**Source excerpt**
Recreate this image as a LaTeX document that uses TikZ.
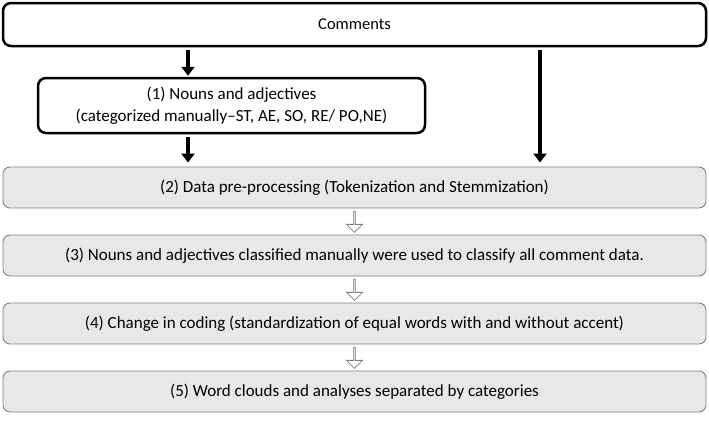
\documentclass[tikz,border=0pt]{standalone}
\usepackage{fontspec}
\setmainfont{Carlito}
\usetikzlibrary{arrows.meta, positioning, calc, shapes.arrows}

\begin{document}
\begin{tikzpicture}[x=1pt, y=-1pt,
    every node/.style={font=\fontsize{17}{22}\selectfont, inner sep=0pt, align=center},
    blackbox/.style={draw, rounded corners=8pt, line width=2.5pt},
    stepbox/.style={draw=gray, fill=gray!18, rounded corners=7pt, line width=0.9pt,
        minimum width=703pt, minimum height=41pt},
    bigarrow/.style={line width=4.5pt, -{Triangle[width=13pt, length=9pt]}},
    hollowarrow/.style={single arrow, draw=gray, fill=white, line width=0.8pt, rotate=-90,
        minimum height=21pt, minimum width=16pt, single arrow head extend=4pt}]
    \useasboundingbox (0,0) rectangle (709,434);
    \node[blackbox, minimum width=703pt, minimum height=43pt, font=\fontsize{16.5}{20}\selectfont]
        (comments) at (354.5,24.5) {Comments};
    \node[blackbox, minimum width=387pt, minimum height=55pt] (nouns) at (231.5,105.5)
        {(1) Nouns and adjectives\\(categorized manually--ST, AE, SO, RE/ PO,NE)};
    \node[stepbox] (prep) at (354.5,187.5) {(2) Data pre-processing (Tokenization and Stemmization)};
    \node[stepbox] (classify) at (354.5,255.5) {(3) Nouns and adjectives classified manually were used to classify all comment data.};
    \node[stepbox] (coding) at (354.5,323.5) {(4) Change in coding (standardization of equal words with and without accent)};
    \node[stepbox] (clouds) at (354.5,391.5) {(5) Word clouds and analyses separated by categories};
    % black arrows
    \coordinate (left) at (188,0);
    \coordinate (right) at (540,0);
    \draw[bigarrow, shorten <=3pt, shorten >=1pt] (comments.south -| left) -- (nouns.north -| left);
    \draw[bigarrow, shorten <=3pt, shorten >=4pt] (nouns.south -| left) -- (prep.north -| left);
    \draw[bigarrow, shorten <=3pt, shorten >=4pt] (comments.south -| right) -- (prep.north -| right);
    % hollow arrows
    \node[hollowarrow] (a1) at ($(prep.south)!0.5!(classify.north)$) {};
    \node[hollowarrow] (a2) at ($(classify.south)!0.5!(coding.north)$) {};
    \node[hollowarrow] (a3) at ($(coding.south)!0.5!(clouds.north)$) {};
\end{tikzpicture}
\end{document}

**Exercise task**
Return the whole listing, word for word, and leave out every picture.

**Exercise solution**
Recreate this image as a LaTeX document that uses TikZ.
\documentclass[tikz,border=0pt]{standalone}
\usepackage{fontspec}
\setmainfont{Carlito}
\usetikzlibrary{arrows.meta, positioning, calc, shapes.arrows}

\begin{document}
\begin{tikzpicture}[x=1pt, y=-1pt,
    every node/.style={font=\fontsize{17}{22}\selectfont, inner sep=0pt, align=center},
    blackbox/.style={draw, rounded corners=8pt, line width=2.5pt},
    stepbox/.style={draw=gray, fill=gray!18, rounded corners=7pt, line width=0.9pt,
        minimum width=703pt, minimum height=41pt},
    bigarrow/.style={line width=4.5pt, -{Triangle[width=13pt, length=9pt]}},
    hollowarrow/.style={single arrow, draw=gray, fill=white, line width=0.8pt, rotate=-90,
        minimum height=21pt, minimum width=16pt, single arrow head extend=4pt}]
    \useasboundingbox (0,0) rectangle (709,434);
    \node[blackbox, minimum width=703pt, minimum height=43pt, font=\fontsize{16.5}{20}\selectfont]
        (comments) at (354.5,24.5) {Comments};
    \node[blackbox, minimum width=387pt, minimum height=55pt] (nouns) at (231.5,105.5)
        {(1) Nouns and adjectives\\(categorized manually--ST, AE, SO, RE/ PO,NE)};
    \node[stepbox] (prep) at (354.5,187.5) {(2) Data pre-processing (Tokenization and Stemmization)};
    \node[stepbox] (classify) at (354.5,255.5) {(3) Nouns and adjectives classified manually were used to classify all comment data.};
    \node[stepbox] (coding) at (354.5,323.5) {(4) Change in coding (standardization of equal words with and without accent)};
    \node[stepbox] (clouds) at (354.5,391.5) {(5) Word clouds and analyses separated by categories};
    % black arrows
    \coordinate (left) at (188,0);
    \coordinate (right) at (540,0);
    \draw[bigarrow, shorten <=3pt, shorten >=1pt] (comments.south -| left) -- (nouns.north -| left);
    \draw[bigarrow, shorten <=3pt, shorten >=4pt] (nouns.south -| left) -- (prep.north -| left);
    \draw[bigarrow, shorten <=3pt, shorten >=4pt] (comments.south -| right) -- (prep.north -| right);
    % hollow arrows
    \node[hollowarrow] (a1) at ($(prep.south)!0.5!(classify.north)$) {};
    \node[hollowarrow] (a2) at ($(classify.south)!0.5!(coding.north)$) {};
    \node[hollowarrow] (a3) at ($(coding.south)!0.5!(clouds.north)$) {};
\end{tikzpicture}
\end{document}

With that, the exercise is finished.